» EXERCISE INSTRUCTIONS
Make an exact copy of all the material below, apart from the pictures.

» DATA

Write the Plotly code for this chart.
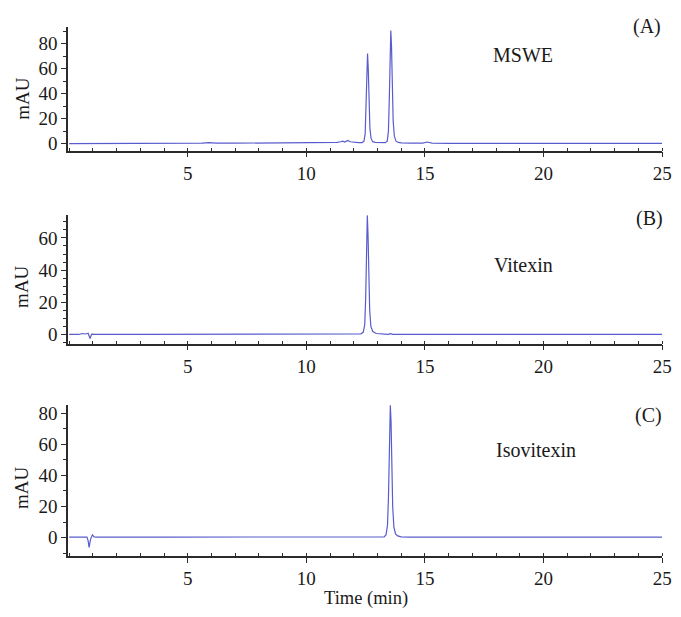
import plotly.graph_objects as go

# ---- Chromatogram data (time in min, absorbance in mAU) ----
# (A) MSWE extract
time_a = [0.0, 1.0, 2.0, 3.0, 3.9, 4.2, 4.5, 5.6, 5.9, 6.2, 7.0, 8.1, 8.4, 8.7, 9.5,
          10.2, 10.8, 11.3, 11.45, 11.53, 11.62, 11.74, 11.85, 12.0, 12.2, 12.35, 12.43,
          12.48, 12.52, 12.55, 12.58, 12.61, 12.64, 12.68, 12.73, 12.80, 12.90, 13.05,
          13.2, 13.33, 13.41, 13.46, 13.50, 13.53, 13.56, 13.59, 13.62, 13.66, 13.71,
          13.78, 13.88, 14.0, 14.4, 14.9, 15.1, 15.3, 16.0, 18.0, 20.0, 22.0, 24.0, 25.0]
mau_a = [0.1, 0.1, 0.2, 0.2, 0.3, 0.7, 0.3, 0.4, 0.9, 0.4, 0.4, 0.5, 1.0, 0.6, 0.7,
         0.9, 1.0, 1.0, 1.5, 2.0, 1.3, 2.6, 1.5, 1.0, 0.9, 0.9, 2.0,
         8.0, 30.0, 58.0, 72.0, 60.0, 35.0, 12.0, 4.0, 1.6, 1.0, 0.8,
         0.7, 0.8, 2.0, 10.0, 38.0, 72.0, 90.5, 78.0, 48.0, 18.0, 6.0,
         2.0, 1.0, 0.6, 0.4, 0.5, 1.3, 0.5, 0.3, 0.3, 0.2, 0.2, 0.2, 0.2]

# (B) Vitexin standard
time_b = [0.0, 0.4, 0.55, 0.7, 0.8, 0.88, 0.95, 1.1, 3.0, 6.0, 9.0, 11.3, 11.47, 11.65,
          12.1, 12.30, 12.40, 12.46, 12.50, 12.54, 12.57, 12.60, 12.63, 12.67, 12.72,
          12.80, 12.95, 13.2, 13.45, 13.55, 13.65, 14.0, 17.0, 20.0, 23.0, 25.0]
mau_b = [0.0, 0.0, 0.6, 0.3, 0.8, -2.5, 0.2, 0.0, 0.0, 0.0, 0.0, 0.0, 0.4, 0.0,
         0.0, 0.3, 1.5, 6.0, 22.0, 55.0, 74.0, 62.0, 38.0, 15.0, 5.0,
         1.8, 0.6, 0.2, 0.1, 0.5, 0.1, 0.0, 0.0, 0.0, 0.0, 0.0]

# (C) Isovitexin standard
time_c = [0.0, 0.5, 0.75, 0.80, 0.84, 0.90, 0.98, 1.05, 1.2, 4.0, 8.0, 11.0, 13.0,
          13.28, 13.36, 13.42, 13.46, 13.50, 13.54, 13.57, 13.60, 13.64, 13.69, 13.76,
          13.85, 14.0, 14.3, 16.0, 19.0, 22.0, 25.0]
mau_c = [0.4, 0.4, 0.4, -2.0, -6.2, -1.0, 1.9, 0.6, 0.4, 0.4, 0.4, 0.4, 0.4,
         0.6, 2.0, 8.0, 25.0, 60.0, 85.0, 75.0, 48.0, 20.0, 7.0, 2.5,
         1.2, 0.6, 0.4, 0.4, 0.4, 0.4, 0.4]

panel_tags = ["(A)", "(B)", "(C)"]
sample_names = ["MSWE", "Vitexin", "Isovitexin"]
y_ticks = [[0, 20, 40, 60, 80], [0, 20, 40, 60], [0, 20, 40, 60, 80]]
x_ticks = [5, 10, 15, 20, 25]

W, H = 681, 617
LINE = "rgb(88,92,204)"
AXIS = "#2b2b2b"
FONT = "Liberation Serif, Times New Roman, serif"

# pixel layout of each panel: (top, bottom) and y range
panels = [
    dict(top=25.0, bottom=150.0, yr=[-5.5, 93.5], minor=10),
    dict(top=215.0, bottom=345.0, yr=[-5.7, 74.3], minor=5),
    dict(top=406.7, bottom=559.3, yr=[-11.6, 85.3], minor=10),
]
x_left, x_right = 69.0, 672.0

series = [(time_a, mau_a), (time_b, mau_b), (time_c, mau_c)]

fig = go.Figure()
layout = dict(
    width=W, height=H,
    margin=dict(l=0, r=0, t=0, b=0),
    paper_bgcolor="white", plot_bgcolor="white",
    showlegend=False,
    font=dict(family=FONT, color="#1a1a1a", size=19),
)
annotations = []

for i, (p, (t, v)) in enumerate(zip(panels, series)):
    n = "" if i == 0 else str(i + 1)
    xa, ya = "x" + n, "y" + n
    fig.add_trace(go.Scatter(x=t, y=v, mode="lines", xaxis=xa, yaxis=ya,
                             line=dict(color=LINE, width=1.2), hoverinfo="skip"))
    y0 = 1 - p["bottom"] / H
    y1 = 1 - p["top"] / H
    layout["xaxis" + n] = dict(
        domain=[x_left / W, x_right / W], anchor=ya,
        range=[-0.05, 25.0], tickvals=x_ticks,
        showline=True, linecolor=AXIS, linewidth=1.5, mirror=False,
        ticks="outside", ticklen=5, tickwidth=1.2, tickcolor=AXIS,
        minor=dict(dtick=1, tick0=0, ticks="inside", ticklen=3, tickcolor=AXIS, tickwidth=0.8),
        showgrid=False, zeroline=False,
        ticklabeloverflow="allow",
        tickfont=dict(size=19, family=FONT),
    )
    layout["yaxis" + n] = dict(
        domain=[y0, y1], anchor=xa,
        range=p["yr"], tickvals=y_ticks[i],
        showline=True, linecolor=AXIS, linewidth=1.5,
        ticks="outside", ticklen=5, tickwidth=1.2, tickcolor=AXIS,
        minor=dict(dtick=p["minor"], tick0=0, ticks="outside", ticklen=3,
                   tickcolor=AXIS, tickwidth=0.8),
        showgrid=False, zeroline=False,
        tickfont=dict(size=19, family=FONT),
    )

# axis titles and panel captions placed in pixel terms
def px(x):
    return x / W

def py(y):
    return 1 - y / H

mau_centers = [97, 287, 490]
tag_pos = [(657, 25), (659, 219), (658, 418)]
name_pos = [(531, 54), (531, 266), (544, 452)]
for i in range(3):
    annotations.append(dict(text="mAU", x=px(22), y=py(mau_centers[i]), xref="paper", yref="paper",
                            textangle=-90, showarrow=False, font=dict(size=19, family=FONT),
                            xanchor="center", yanchor="middle"))
    annotations.append(dict(text=panel_tags[i], x=px(tag_pos[i][0]), y=py(tag_pos[i][1]),
                            xref="paper", yref="paper", showarrow=False,
                            font=dict(size=20, family=FONT), xanchor="center", yanchor="middle"))
    annotations.append(dict(text=sample_names[i], x=px(name_pos[i][0]), y=py(name_pos[i][1]),
                            xref="paper", yref="paper", showarrow=False,
                            font=dict(size=20, family=FONT), xanchor="center", yanchor="middle"))

annotations.append(dict(text="Time (min)", x=px(371.5), y=py(602), xref="paper", yref="paper",
                        showarrow=False, font=dict(size=18.5, family=FONT),
                        xanchor="center", yanchor="middle"))

layout["annotations"] = annotations
fig.update_layout(**layout)
fig.write_html("out.html")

» RESPONSE TO THIS TASK
Write the Plotly code for this chart.
import plotly.graph_objects as go

# ---- Chromatogram data (time in min, absorbance in mAU) ----
# (A) MSWE extract
time_a = [0.0, 1.0, 2.0, 3.0, 3.9, 4.2, 4.5, 5.6, 5.9, 6.2, 7.0, 8.1, 8.4, 8.7, 9.5,
          10.2, 10.8, 11.3, 11.45, 11.53, 11.62, 11.74, 11.85, 12.0, 12.2, 12.35, 12.43,
          12.48, 12.52, 12.55, 12.58, 12.61, 12.64, 12.68, 12.73, 12.80, 12.90, 13.05,
          13.2, 13.33, 13.41, 13.46, 13.50, 13.53, 13.56, 13.59, 13.62, 13.66, 13.71,
          13.78, 13.88, 14.0, 14.4, 14.9, 15.1, 15.3, 16.0, 18.0, 20.0, 22.0, 24.0, 25.0]
mau_a = [0.1, 0.1, 0.2, 0.2, 0.3, 0.7, 0.3, 0.4, 0.9, 0.4, 0.4, 0.5, 1.0, 0.6, 0.7,
         0.9, 1.0, 1.0, 1.5, 2.0, 1.3, 2.6, 1.5, 1.0, 0.9, 0.9, 2.0,
         8.0, 30.0, 58.0, 72.0, 60.0, 35.0, 12.0, 4.0, 1.6, 1.0, 0.8,
         0.7, 0.8, 2.0, 10.0, 38.0, 72.0, 90.5, 78.0, 48.0, 18.0, 6.0,
         2.0, 1.0, 0.6, 0.4, 0.5, 1.3, 0.5, 0.3, 0.3, 0.2, 0.2, 0.2, 0.2]

# (B) Vitexin standard
time_b = [0.0, 0.4, 0.55, 0.7, 0.8, 0.88, 0.95, 1.1, 3.0, 6.0, 9.0, 11.3, 11.47, 11.65,
          12.1, 12.30, 12.40, 12.46, 12.50, 12.54, 12.57, 12.60, 12.63, 12.67, 12.72,
          12.80, 12.95, 13.2, 13.45, 13.55, 13.65, 14.0, 17.0, 20.0, 23.0, 25.0]
mau_b = [0.0, 0.0, 0.6, 0.3, 0.8, -2.5, 0.2, 0.0, 0.0, 0.0, 0.0, 0.0, 0.4, 0.0,
         0.0, 0.3, 1.5, 6.0, 22.0, 55.0, 74.0, 62.0, 38.0, 15.0, 5.0,
         1.8, 0.6, 0.2, 0.1, 0.5, 0.1, 0.0, 0.0, 0.0, 0.0, 0.0]

# (C) Isovitexin standard
time_c = [0.0, 0.5, 0.75, 0.80, 0.84, 0.90, 0.98, 1.05, 1.2, 4.0, 8.0, 11.0, 13.0,
          13.28, 13.36, 13.42, 13.46, 13.50, 13.54, 13.57, 13.60, 13.64, 13.69, 13.76,
          13.85, 14.0, 14.3, 16.0, 19.0, 22.0, 25.0]
mau_c = [0.4, 0.4, 0.4, -2.0, -6.2, -1.0, 1.9, 0.6, 0.4, 0.4, 0.4, 0.4, 0.4,
         0.6, 2.0, 8.0, 25.0, 60.0, 85.0, 75.0, 48.0, 20.0, 7.0, 2.5,
         1.2, 0.6, 0.4, 0.4, 0.4, 0.4, 0.4]

panel_tags = ["(A)", "(B)", "(C)"]
sample_names = ["MSWE", "Vitexin", "Isovitexin"]
y_ticks = [[0, 20, 40, 60, 80], [0, 20, 40, 60], [0, 20, 40, 60, 80]]
x_ticks = [5, 10, 15, 20, 25]

W, H = 681, 617
LINE = "rgb(88,92,204)"
AXIS = "#2b2b2b"
FONT = "Liberation Serif, Times New Roman, serif"

# pixel layout of each panel: (top, bottom) and y range
panels = [
    dict(top=25.0, bottom=150.0, yr=[-5.5, 93.5], minor=10),
    dict(top=215.0, bottom=345.0, yr=[-5.7, 74.3], minor=5),
    dict(top=406.7, bottom=559.3, yr=[-11.6, 85.3], minor=10),
]
x_left, x_right = 69.0, 672.0

series = [(time_a, mau_a), (time_b, mau_b), (time_c, mau_c)]

fig = go.Figure()
layout = dict(
    width=W, height=H,
    margin=dict(l=0, r=0, t=0, b=0),
    paper_bgcolor="white", plot_bgcolor="white",
    showlegend=False,
    font=dict(family=FONT, color="#1a1a1a", size=19),
)
annotations = []

for i, (p, (t, v)) in enumerate(zip(panels, series)):
    n = "" if i == 0 else str(i + 1)
    xa, ya = "x" + n, "y" + n
    fig.add_trace(go.Scatter(x=t, y=v, mode="lines", xaxis=xa, yaxis=ya,
                             line=dict(color=LINE, width=1.2), hoverinfo="skip"))
    y0 = 1 - p["bottom"] / H
    y1 = 1 - p["top"] / H
    layout["xaxis" + n] = dict(
        domain=[x_left / W, x_right / W], anchor=ya,
        range=[-0.05, 25.0], tickvals=x_ticks,
        showline=True, linecolor=AXIS, linewidth=1.5, mirror=False,
        ticks="outside", ticklen=5, tickwidth=1.2, tickcolor=AXIS,
        minor=dict(dtick=1, tick0=0, ticks="inside", ticklen=3, tickcolor=AXIS, tickwidth=0.8),
        showgrid=False, zeroline=False,
        ticklabeloverflow="allow",
        tickfont=dict(size=19, family=FONT),
    )
    layout["yaxis" + n] = dict(
        domain=[y0, y1], anchor=xa,
        range=p["yr"], tickvals=y_ticks[i],
        showline=True, linecolor=AXIS, linewidth=1.5,
        ticks="outside", ticklen=5, tickwidth=1.2, tickcolor=AXIS,
        minor=dict(dtick=p["minor"], tick0=0, ticks="outside", ticklen=3,
                   tickcolor=AXIS, tickwidth=0.8),
        showgrid=False, zeroline=False,
        tickfont=dict(size=19, family=FONT),
    )

# axis titles and panel captions placed in pixel terms
def px(x):
    return x / W

def py(y):
    return 1 - y / H

mau_centers = [97, 287, 490]
tag_pos = [(657, 25), (659, 219), (658, 418)]
name_pos = [(531, 54), (531, 266), (544, 452)]
for i in range(3):
    annotations.append(dict(text="mAU", x=px(22), y=py(mau_centers[i]), xref="paper", yref="paper",
                            textangle=-90, showarrow=False, font=dict(size=19, family=FONT),
                            xanchor="center", yanchor="middle"))
    annotations.append(dict(text=panel_tags[i], x=px(tag_pos[i][0]), y=py(tag_pos[i][1]),
                            xref="paper", yref="paper", showarrow=False,
                            font=dict(size=20, family=FONT), xanchor="center", yanchor="middle"))
    annotations.append(dict(text=sample_names[i], x=px(name_pos[i][0]), y=py(name_pos[i][1]),
                            xref="paper", yref="paper", showarrow=False,
                            font=dict(size=20, family=FONT), xanchor="center", yanchor="middle"))

annotations.append(dict(text="Time (min)", x=px(371.5), y=py(602), xref="paper", yref="paper",
                        showarrow=False, font=dict(size=18.5, family=FONT),
                        xanchor="center", yanchor="middle"))

layout["annotations"] = annotations
fig.update_layout(**layout)
fig.write_html("out.html")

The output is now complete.